From ba874db5dc94b92be2ca63dc6163e5e813a518a4 Mon Sep 17 00:00:00 2001
From: jiamingkong <kinetical@live.com>
Date: Tue, 30 May 2023 17:52:02 +0800
Subject: [PATCH] Fixed the transpose usages ignored before

---
 paddlespeech/s2t/models/wavlm/modules/modules.py | 13 +++++++------
 1 file changed, 7 insertions(+), 6 deletions(-)

diff --git a/paddlespeech/s2t/models/wavlm/modules/modules.py b/paddlespeech/s2t/models/wavlm/modules/modules.py
index 5ef42e60..f14e4016 100644
--- a/paddlespeech/s2t/models/wavlm/modules/modules.py
+++ b/paddlespeech/s2t/models/wavlm/modules/modules.py
@@ -555,19 +555,19 @@ class MultiheadAttention(nn.Layer):
         q = (
             q.contiguous()
                 .view(tgt_len, bsz * self.num_heads, self.q_head_dim)
-                .transpose(0, 1)
+                .transpose([1, 0, 2])
         )
         if k is not None:
             k = (
                 k.contiguous()
                     .view(-1, bsz * self.num_heads, self.k_head_dim)

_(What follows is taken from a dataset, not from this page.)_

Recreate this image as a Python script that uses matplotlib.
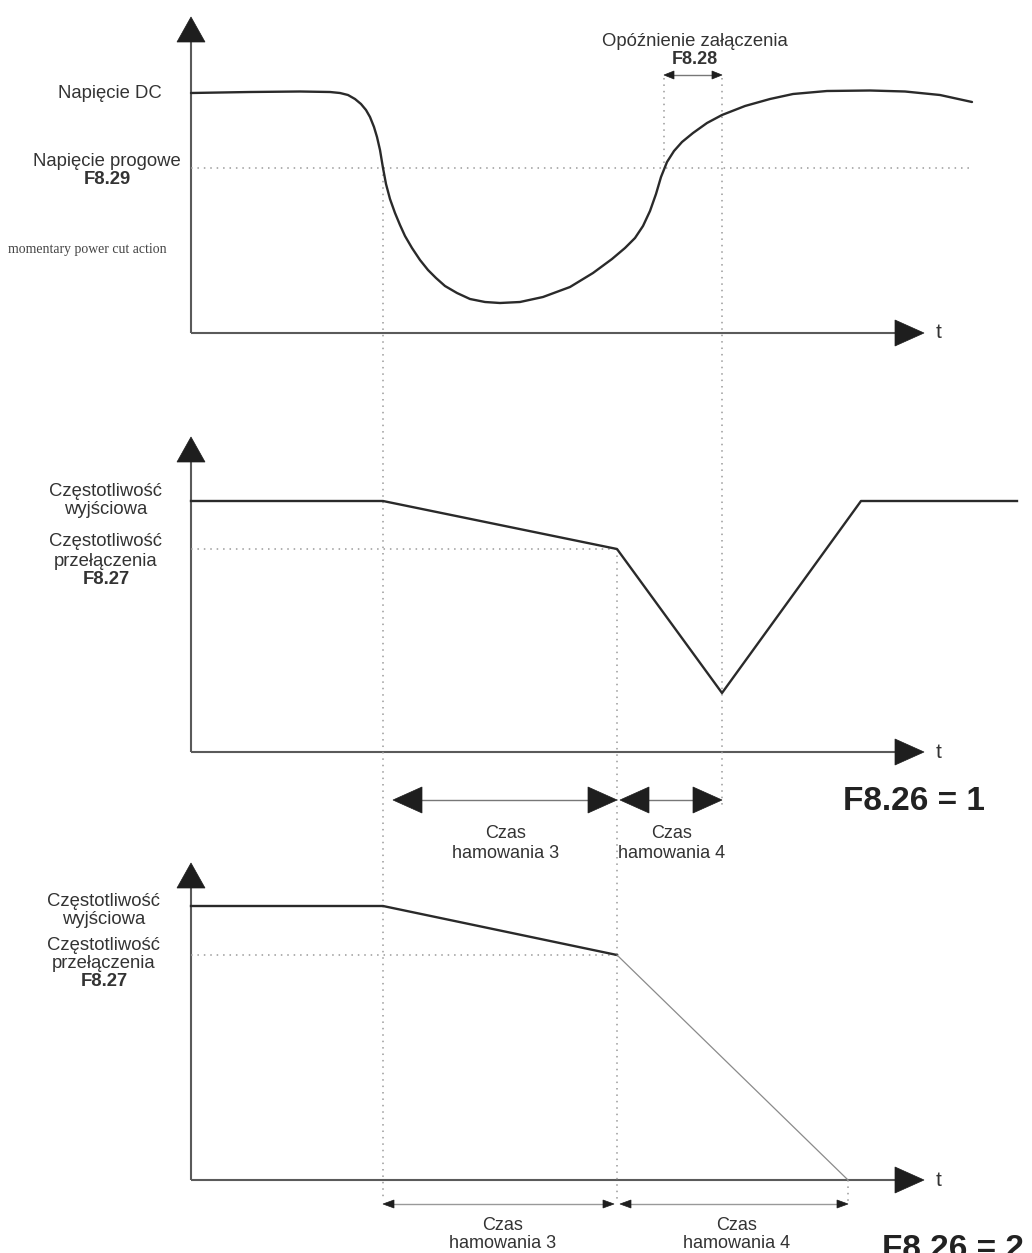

-                    .transpose(0, 1)
+                    .transpose([1, 0, 2])
             )
         if v is not None:
             v = (
                 v.contiguous()
                     .view(-1, bsz * self.num_heads, self.head_dim)

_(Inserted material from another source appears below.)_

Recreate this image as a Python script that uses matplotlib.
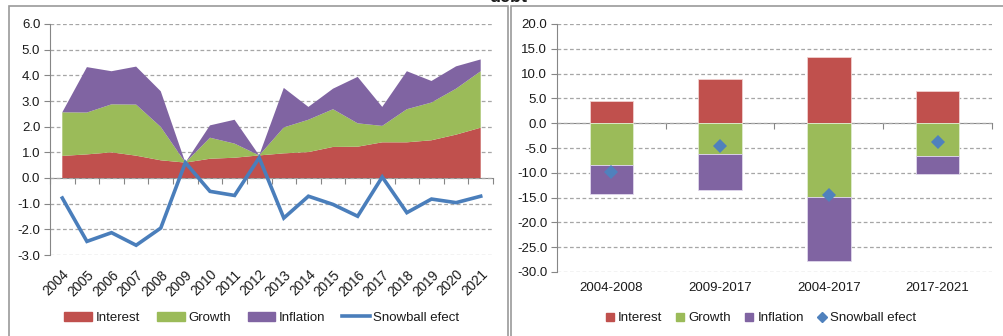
import matplotlib
matplotlib.use("Agg")
import matplotlib.pyplot as plt
from matplotlib.patches import Rectangle, Patch
from matplotlib.lines import Line2D
import numpy as np

plt.rcParams['font.family'] = ['Liberation Sans', 'DejaVu Sans']
plt.rcParams['font.size'] = 9

# ---- data: left chart (annual contributions) ----
years = ["2004", "2005", "2006", "2007", "2008", "2009", "2010", "2011", "2012",
         "2013", "2014", "2015", "2016", "2017", "2018", "2019", "2020", "2021"]
interest = [0.86, 0.92, 1.00, 0.87, 0.69, 0.60, 0.75, 0.79, 0.88,
            0.96, 1.01, 1.21, 1.22, 1.39, 1.39, 1.47, 1.69, 1.96]
growth = [1.70, 1.63, 1.87, 1.99, 1.30, 0.00, 0.82, 0.55, 0.00,
          1.01, 1.26, 1.47, 0.91, 0.64, 1.29, 1.47, 1.79, 2.20]
inflation = [0.00, 1.77, 1.29, 1.48, 1.39, 0.00, 0.48, 0.93, 0.00,
             1.54, 0.50, 0.80, 1.81, 0.74, 1.48, 0.84, 0.87, 0.46]
snowball = [-0.78, -2.47, -2.13, -2.62, -1.95, 0.60, -0.52, -0.68, 0.79,
            -1.56, -0.71, -1.03, -1.49, 0.04, -1.35, -0.82, -0.96, -0.71]

# ---- data: right chart (cumulative by period) ----
periods = ["2004-2008", "2009-2017", "2004-2017", "2017-2021"]
p_interest = [4.43, 8.93, 13.30, 6.58]
p_growth = [-8.46, -6.24, -14.80, -6.58]
p_inflation = [-5.74, -7.26, -13.00, -3.69]
p_snowball = [-9.87, -4.56, -14.50, -3.76]

C_INT = "#C0504D"
C_GRO = "#9BBB59"
C_INF = "#8064A2"
C_SNB = "#4A7EBB"
GRID = "#A6A6A6"
AXC = "#868686"
TXT = "#1a1a1a"

fig = plt.figure(figsize=(10.04, 3.36), dpi=100)

# panel borders
fig.patches.append(Rectangle((9 / 1004, -0.05), (508 - 9) / 1004, 1.05 - 6 / 336,
                             transform=fig.transFigure, fill=False,
                             edgecolor="#9a9a9a", lw=1.2))
fig.patches.append(Rectangle((511 / 1004, -0.05), 0.6, 1.05 - 6 / 336,
                             transform=fig.transFigure, fill=False,
                             edgecolor="#9a9a9a", lw=1.2))
fig.text(508 / 1004, 1 - 2 / 336, "debt", ha="center", va="baseline",
         fontsize=13, fontweight="bold", color=TXT)


def style_axes(ax):
    for s in ("top", "right", "bottom"):
        ax.spines[s].set_visible(False)
    ax.spines["left"].set_color(AXC)
    ax.yaxis.grid(True, linestyle=(0, (3, 2)), color=GRID, lw=0.9)
    ax.set_axisbelow(True)
    ax.tick_params(axis="y", direction="out", length=4, color=AXC,
                   labelcolor=TXT, labelsize=9.5, pad=3)
    ax.tick_params(axis="x", length=0, labelcolor=TXT)


# ---------------- left chart ----------------
axL = fig.add_axes([50 / 1004, 1 - 255 / 336, (493 - 50) / 1004, (255 - 24) / 336])
x = np.arange(len(years))
axL.stackplot(x, interest, growth, inflation, colors=[C_INT, C_GRO, C_INF], lw=0)
axL.plot(x, snowball, color=C_SNB, lw=2.6, solid_joinstyle="miter")
axL.set_xlim(-0.5, len(years) - 0.5)
axL.set_ylim(-3, 6)
axL.set_yticks(np.arange(-3, 6.01, 1))
axL.set_yticklabels([f"{v:.1f}" for v in np.arange(-3, 6.01, 1)])
style_axes(axL)
axL.set_xticks(x)
axL.set_xticklabels(years, rotation=45, ha="right", va="top",
                    rotation_mode="anchor", fontsize=9.8)
axL.tick_params(axis="x", pad=9)
secL = axL.secondary_xaxis(0, transform=axL.transData)
secL.set_xticks(np.arange(-0.5, len(years), 1))
secL.set_xticklabels([])
secL.tick_params(axis="x", direction="out", length=4, color=AXC)
secL.spines["bottom"].set_color(AXC)

handlesL = [Patch(color=C_INT), Patch(color=C_GRO), Patch(color=C_INF),
            Line2D([], [], color=C_SNB, lw=2.6)]
fig.legend(handlesL, ["Interest", "Growth", "Inflation", "Snowball efect"],
           loc="center", bbox_to_anchor=(262 / 1004, 1 - 318 / 336), ncol=4,
           frameon=False, fontsize=9.5, handlelength=2.1, handleheight=0.75,
           handletextpad=0.25, columnspacing=1.3, labelcolor=TXT)

# ---------------- right chart ----------------
axR = fig.add_axes([557 / 1004, 1 - 272 / 336, (992 - 557) / 1004, (272 - 24) / 336])
xr = np.arange(len(periods))
bw = 0.4
axR.bar(xr, p_interest, bw, color=C_INT, edgecolor="#f0d0d0", lw=0.6)
axR.bar(xr, p_growth, bw, color=C_GRO, edgecolor="#e0ecd0", lw=0.6)
axR.bar(xr, p_inflation, bw, bottom=p_growth, color=C_INF, edgecolor="#e0d8ec", lw=0.6)
axR.plot(xr, p_snowball, linestyle="none", marker="D", color="#4F81BD",
         markersize=7, markeredgewidth=0)
axR.set_xlim(-0.5, len(periods) - 0.5)
axR.set_ylim(-30, 20)
axR.set_yticks(np.arange(-30, 20.01, 5))
axR.set_yticklabels([f"{v:.1f}" for v in np.arange(-30, 20.01, 5)])
style_axes(axR)
axR.set_xticks(xr)
axR.set_xticklabels(periods, fontsize=9.5)
axR.tick_params(axis="x", pad=7)
secR = axR.secondary_xaxis(0, transform=axR.transData)
secR.set_xticks(np.arange(-0.5, len(periods), 1))
secR.set_xticklabels([])
secR.tick_params(axis="x", direction="out", length=4, color=AXC)
secR.spines["bottom"].set_color(AXC)

handlesR = [Line2D([], [], linestyle="none", marker="s", color=C_INT, markersize=6),
            Line2D([], [], linestyle="none", marker="s", color=C_GRO, markersize=6),
            Line2D([], [], linestyle="none", marker="s", color=C_INF, markersize=6),
            Line2D([], [], linestyle="none", marker="D", color="#4F81BD", markersize=5.5)]
fig.legend(handlesR, ["Interest", "Growth", "Inflation", "Snowball efect"],
           loc="center", bbox_to_anchor=(761 / 1004, 1 - 318 / 336), ncol=4,
           frameon=False, fontsize=9.5, handlelength=0.6, handletextpad=0.3,
           columnspacing=1.1, labelcolor=TXT)

fig.savefig("out.png", dpi=100)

-                    .transpose(0, 1)
+                    .transpose([1, 0, 2])
             )
 
         if saved_state is not None:
@@ -643,7 +643,8 @@ class MultiheadAttention(nn.Layer):
                 )
 
 
-        attn_weights = paddle.bmm(q, k.transpose(1, 2))

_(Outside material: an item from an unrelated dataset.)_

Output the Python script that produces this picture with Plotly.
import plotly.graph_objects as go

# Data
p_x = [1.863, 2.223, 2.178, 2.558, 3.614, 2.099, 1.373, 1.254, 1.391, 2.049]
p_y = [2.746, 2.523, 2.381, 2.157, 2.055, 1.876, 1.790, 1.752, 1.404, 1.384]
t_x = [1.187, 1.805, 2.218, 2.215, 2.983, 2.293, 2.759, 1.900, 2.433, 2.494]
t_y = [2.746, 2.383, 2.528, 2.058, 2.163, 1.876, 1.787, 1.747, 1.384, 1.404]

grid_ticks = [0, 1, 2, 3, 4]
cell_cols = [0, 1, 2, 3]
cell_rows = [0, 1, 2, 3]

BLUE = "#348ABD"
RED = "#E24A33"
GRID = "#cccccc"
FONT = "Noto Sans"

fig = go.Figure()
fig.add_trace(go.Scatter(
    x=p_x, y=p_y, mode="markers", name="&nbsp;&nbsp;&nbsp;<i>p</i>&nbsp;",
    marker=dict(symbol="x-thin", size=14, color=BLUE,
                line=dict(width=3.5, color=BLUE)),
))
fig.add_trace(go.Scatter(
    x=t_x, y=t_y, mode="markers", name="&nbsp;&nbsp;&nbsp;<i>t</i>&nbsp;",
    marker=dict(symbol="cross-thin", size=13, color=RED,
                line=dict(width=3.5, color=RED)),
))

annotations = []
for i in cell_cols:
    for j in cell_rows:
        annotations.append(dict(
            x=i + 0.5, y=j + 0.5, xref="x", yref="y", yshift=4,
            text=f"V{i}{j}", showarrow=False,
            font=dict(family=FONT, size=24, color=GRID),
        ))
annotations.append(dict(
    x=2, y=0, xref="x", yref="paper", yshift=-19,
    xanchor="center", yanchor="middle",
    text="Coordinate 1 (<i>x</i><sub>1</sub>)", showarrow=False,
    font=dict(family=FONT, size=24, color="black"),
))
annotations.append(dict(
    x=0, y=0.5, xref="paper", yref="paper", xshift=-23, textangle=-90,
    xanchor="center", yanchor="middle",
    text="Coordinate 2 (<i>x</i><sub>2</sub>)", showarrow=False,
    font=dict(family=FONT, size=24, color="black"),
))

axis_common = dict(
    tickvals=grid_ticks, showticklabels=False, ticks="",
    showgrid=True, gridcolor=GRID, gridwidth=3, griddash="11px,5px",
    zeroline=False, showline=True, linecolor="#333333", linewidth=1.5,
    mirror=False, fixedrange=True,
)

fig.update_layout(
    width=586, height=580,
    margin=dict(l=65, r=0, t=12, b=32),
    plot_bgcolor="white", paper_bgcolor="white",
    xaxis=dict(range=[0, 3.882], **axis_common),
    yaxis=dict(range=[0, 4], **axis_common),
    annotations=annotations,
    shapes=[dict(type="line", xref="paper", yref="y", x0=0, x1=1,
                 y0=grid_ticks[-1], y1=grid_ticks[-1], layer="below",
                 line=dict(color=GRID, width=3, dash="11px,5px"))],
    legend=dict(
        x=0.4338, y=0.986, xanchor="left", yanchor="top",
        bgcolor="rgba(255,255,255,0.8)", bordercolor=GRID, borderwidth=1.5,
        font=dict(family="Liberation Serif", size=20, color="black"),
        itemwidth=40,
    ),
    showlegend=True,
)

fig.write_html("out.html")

+        attn_weights = paddle.matmul(q, k.transpose([0, 2, 1]))
+
         attn_weights = self.apply_sparse_mask(attn_weights, tgt_len, src_len, bsz)
 
         assert list(attn_weights.shape) == [bsz * self.num_heads, tgt_len, src_len]
@@ -687,13 +688,13 @@ class MultiheadAttention(nn.Layer):
         assert v is not None
         attn = paddle.bmm(attn_probs, v)
         assert list(attn.shape) == [bsz * self.num_heads, tgt_len, self.head_dim]
-        attn = attn.transpose(0, 1).contiguous().view(tgt_len, bsz, embed_dim)
+        attn = attn.transpose([1, 0, 2]).reshape([tgt_len, bsz, embed_dim])
         attn = self.out_proj(attn)
         attn_weights: Optional[Tensor] = None
         if need_weights:
             attn_weights = attn_weights_float.view(
                 bsz, self.num_heads, tgt_len, src_len
-            ).transpose(1, 0)
+            ).transpose([1, 0, 2, 3])
             if not need_head_weights:
                 # average attention weights over heads
                 attn_weights = attn_weights.mean(dim=0)